Engagement des parents
Dans cet établissement qui compte 1 595 élèves,
il nourrit l’espoir de voir très vite se concrétiser l’ambition du gouvernement
notamment en ce qui concerne la dotation en équipements pour renforcer la
qualité de la formation. Le proviseur Ibrahim Moumouni note aujourd’hui de
l’engouement dans les lycées agricoles. « Si nous avons 1 595 élèves au lycée
Médji de Sékou, cela veut dire qu’ils sont nombreux, et il faut beaucoup de
matériels et d’équipements pour nos groupes pédagogiques. Lorsqu’un professeur
utilise le matériel dans un groupe pédagogique, un autre doit pouvoir
travailler au même moment avec un autre groupe de la promotion, les équipements
sont insuffisants», relève-t-il. Il ajoute : « Avec le projet de réhabilitation
et d’équipement des lycées, nous avons bon espoir que cela va changer d’ici
2026, en tout cas, avant la fin du second mandat du président Patrice Talon.

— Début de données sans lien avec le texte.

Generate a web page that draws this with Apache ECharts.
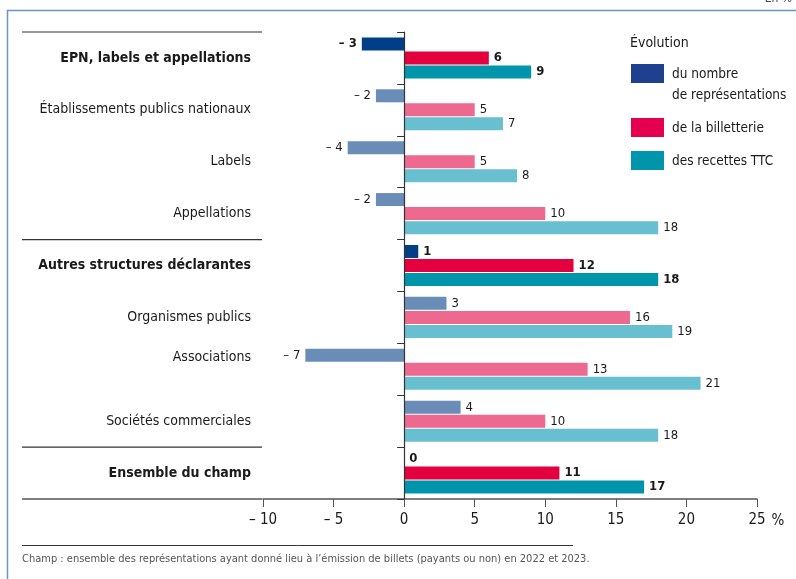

J’invite les parents à venir inscrire leurs enfants dans les lycées agricoles
parce qu’ils sont en train d’être rénovés et vont être équipés. Même des
programmes sont en train d'être revus pour répondre aux besoins du marché ». Il
faut noter que les productions des lycées sont rachetées par l’intendance, pour
les élèves de l’internat, avant d’envisager, si nécessaire, un complément de
ravitaillement à l’extérieur.
La vision du gouvernement pour les lycées est
aussi saluée par les parents qui déjà s’impatientent. « Sincèrement, c’est une
très bonne politique qui permet aux jeunes de ne plus être déscolarisés. Il y a
des enfants qui sortent de nos établissements, et qui commencent par vendre de
l’essence au bord des routes, alors qu’au lycée la formation est pratique. Avec
cette politique du gouvernement, nos enfants n’auront pas de difficulté à
s’insérer. Encourageons-les à s’inscrire dans les lycées », reconnaît Pierre Claver Houessou, président
du bureau de l’Association des parents d’élèves du Lycée technique agricole
d’Ina, dans la commune de N’Dali.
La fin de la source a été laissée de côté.